**Required work**
Set the listing down again exactly, please, apart from its pictures.
* BEGIN *
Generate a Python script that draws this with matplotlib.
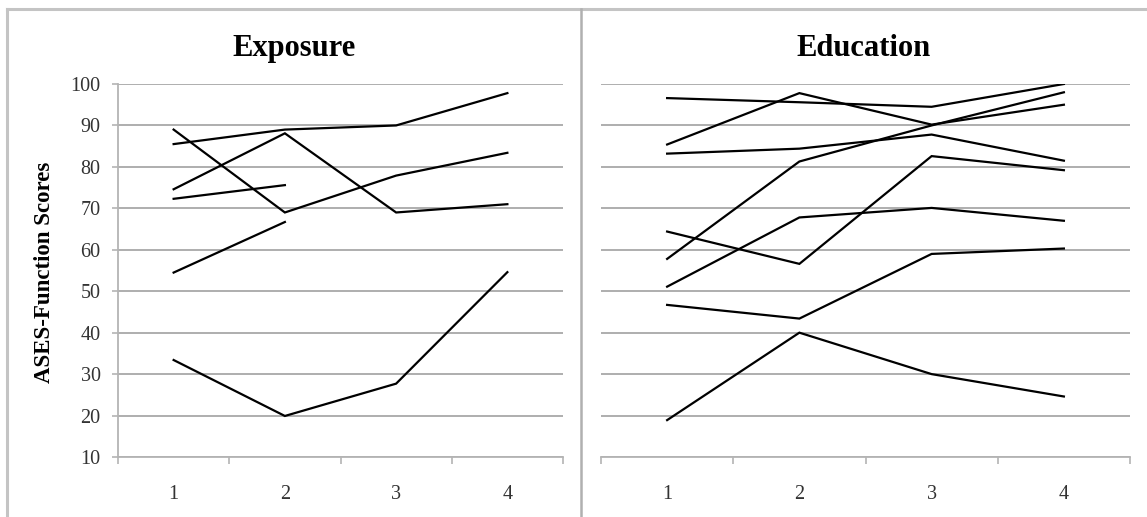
import numpy as np
import matplotlib
matplotlib.use("Agg")
from matplotlib import pyplot as plt
from matplotlib.lines import Line2D

plt.rcParams["font.family"] = ["Liberation Serif", "DejaVu Serif"]

# time points
visits = [1, 2, 3, 4]

# Exposure group, one list per subject (some have only two visits)
exposure = [
    [85.5, 89.0, 90.0, 97.8],
    [89.0, 69.0, 77.9, 83.4],
    [74.6, 88.1, 69.0, 71.0],
    [72.3, 75.6],
    [54.5, 66.7],
    [33.4, 19.9, 27.7, 54.6],
]

# Education group
education = [
    [96.6, 95.6, 94.5, 100.0],
    [85.4, 97.8, 90.2, 95.0],
    [83.2, 84.4, 87.8, 81.5],
    [57.8, 81.3, 90.0, 98.0],
    [64.4, 56.6, 82.6, 79.2],
    [51.1, 67.8, 70.1, 67.0],
    [46.7, 43.4, 59.0, 60.3],
    [18.9, 40.0, 30.0, 24.6],
]

W, H = 1147, 517
fig = plt.figure(figsize=(W / 100, H / 100), dpi=100)

grid_col = "#a8a8a8"
axis_col = "#b4b4b4"


def setup(ax, show_y):
    ax.set_xlim(0.5, 4.5)
    ax.set_ylim(10, 100)
    ax.set_yticks(np.arange(10, 101, 10))
    ax.set_xticks(visits)
    ax.set_xticks(np.arange(0.5, 4.6, 1), minor=True)
    ax.tick_params(axis="x", which="major", length=0, pad=20, labelsize=14.5,
                   colors="#333333")
    ax.tick_params(axis="x", which="minor", length=5, width=1.2, color=axis_col,
                   direction="out")
    ax.yaxis.grid(True, color=grid_col, lw=1.3)
    ax.set_axisbelow(True)
    for s in ["top", "right"]:
        ax.spines[s].set_visible(False)
    ax.spines["bottom"].set_color(axis_col)
    ax.spines["bottom"].set_linewidth(1.3)
    if show_y:
        ax.spines["left"].set_color(axis_col)
        ax.spines["left"].set_linewidth(1.3)
        ax.tick_params(axis="y", length=4, width=1.2, color=axis_col, pad=8.5,
                       labelsize=14.5, labelcolor="#333333")
    else:
        ax.spines["left"].set_visible(False)
        ax.tick_params(axis="y", length=0, labelleft=False)


ax1 = fig.add_axes([118 / W, 1 - 457 / H, (563 - 118) / W, (457 - 84) / H])
setup(ax1, True)
for ys in exposure:
    ax1.plot(visits[:len(ys)], ys, color="black", lw=1.6, solid_joinstyle="miter")

ax2 = fig.add_axes([601 / W, 1 - 457 / H, (1130 - 601) / W, (457 - 84) / H])
setup(ax2, False)
for ys in education:
    ax2.plot(visits[:len(ys)], ys, color="black", lw=1.6, solid_joinstyle="miter")

# titles centred on each chart area
fig.text(294 / W, 1 - 56 / H, "Exposure", ha="center", va="baseline",
         fontsize=22, fontweight="bold")
fig.text(864 / W, 1 - 56 / H, "Education", ha="center", va="baseline",
         fontsize=22, fontweight="bold")
fig.text(44 / W, 1 - 272 / H, "ASES-Function Scores", rotation=90,
         ha="center", va="center", fontsize=16.5, fontweight="bold")

# chart frames
frame = "#c4c4c4"
fig.add_artist(Line2D([7 / W, 1], [1 - 9 / H, 1 - 9 / H], transform=fig.transFigure,
                      color=frame, lw=2.2))
fig.add_artist(Line2D([7 / W, 7 / W], [0, 1 - 9 / H], transform=fig.transFigure,
                      color=frame, lw=2.2))
fig.add_artist(Line2D([581 / W, 581 / W], [0, 1 - 9 / H], transform=fig.transFigure,
                      color="#b0b0b0", lw=1.8))

fig.savefig("out.png", dpi=100)
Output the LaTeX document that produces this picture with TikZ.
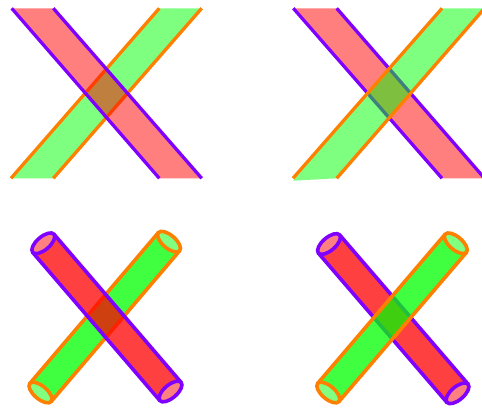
* END *
**The solution**
Generate a Python script that draws this with matplotlib.
import numpy as np
import matplotlib
matplotlib.use("Agg")
from matplotlib import pyplot as plt
from matplotlib.lines import Line2D

plt.rcParams["font.family"] = ["Liberation Serif", "DejaVu Serif"]

# time points
visits = [1, 2, 3, 4]

# Exposure group, one list per subject (some have only two visits)
exposure = [
    [85.5, 89.0, 90.0, 97.8],
    [89.0, 69.0, 77.9, 83.4],
    [74.6, 88.1, 69.0, 71.0],
    [72.3, 75.6],
    [54.5, 66.7],
    [33.4, 19.9, 27.7, 54.6],
]

# Education group
education = [
    [96.6, 95.6, 94.5, 100.0],
    [85.4, 97.8, 90.2, 95.0],
    [83.2, 84.4, 87.8, 81.5],
    [57.8, 81.3, 90.0, 98.0],
    [64.4, 56.6, 82.6, 79.2],
    [51.1, 67.8, 70.1, 67.0],
    [46.7, 43.4, 59.0, 60.3],
    [18.9, 40.0, 30.0, 24.6],
]

W, H = 1147, 517
fig = plt.figure(figsize=(W / 100, H / 100), dpi=100)

grid_col = "#a8a8a8"
axis_col = "#b4b4b4"


def setup(ax, show_y):
    ax.set_xlim(0.5, 4.5)
    ax.set_ylim(10, 100)
    ax.set_yticks(np.arange(10, 101, 10))
    ax.set_xticks(visits)
    ax.set_xticks(np.arange(0.5, 4.6, 1), minor=True)
    ax.tick_params(axis="x", which="major", length=0, pad=20, labelsize=14.5,
                   colors="#333333")
    ax.tick_params(axis="x", which="minor", length=5, width=1.2, color=axis_col,
                   direction="out")
    ax.yaxis.grid(True, color=grid_col, lw=1.3)
    ax.set_axisbelow(True)
    for s in ["top", "right"]:
        ax.spines[s].set_visible(False)
    ax.spines["bottom"].set_color(axis_col)
    ax.spines["bottom"].set_linewidth(1.3)
    if show_y:
        ax.spines["left"].set_color(axis_col)
        ax.spines["left"].set_linewidth(1.3)
        ax.tick_params(axis="y", length=4, width=1.2, color=axis_col, pad=8.5,
                       labelsize=14.5, labelcolor="#333333")
    else:
        ax.spines["left"].set_visible(False)
        ax.tick_params(axis="y", length=0, labelleft=False)


ax1 = fig.add_axes([118 / W, 1 - 457 / H, (563 - 118) / W, (457 - 84) / H])
setup(ax1, True)
for ys in exposure:
    ax1.plot(visits[:len(ys)], ys, color="black", lw=1.6, solid_joinstyle="miter")

ax2 = fig.add_axes([601 / W, 1 - 457 / H, (1130 - 601) / W, (457 - 84) / H])
setup(ax2, False)
for ys in education:
    ax2.plot(visits[:len(ys)], ys, color="black", lw=1.6, solid_joinstyle="miter")

# titles centred on each chart area
fig.text(294 / W, 1 - 56 / H, "Exposure", ha="center", va="baseline",
         fontsize=22, fontweight="bold")
fig.text(864 / W, 1 - 56 / H, "Education", ha="center", va="baseline",
         fontsize=22, fontweight="bold")
fig.text(44 / W, 1 - 272 / H, "ASES-Function Scores", rotation=90,
         ha="center", va="center", fontsize=16.5, fontweight="bold")

# chart frames
frame = "#c4c4c4"
fig.add_artist(Line2D([7 / W, 1], [1 - 9 / H, 1 - 9 / H], transform=fig.transFigure,
                      color=frame, lw=2.2))
fig.add_artist(Line2D([7 / W, 7 / W], [0, 1 - 9 / H], transform=fig.transFigure,
                      color=frame, lw=2.2))
fig.add_artist(Line2D([581 / W, 581 / W], [0, 1 - 9 / H], transform=fig.transFigure,
                      color="#b0b0b0", lw=1.8))

fig.savefig("out.png", dpi=100)
Output the LaTeX document that produces this picture with TikZ.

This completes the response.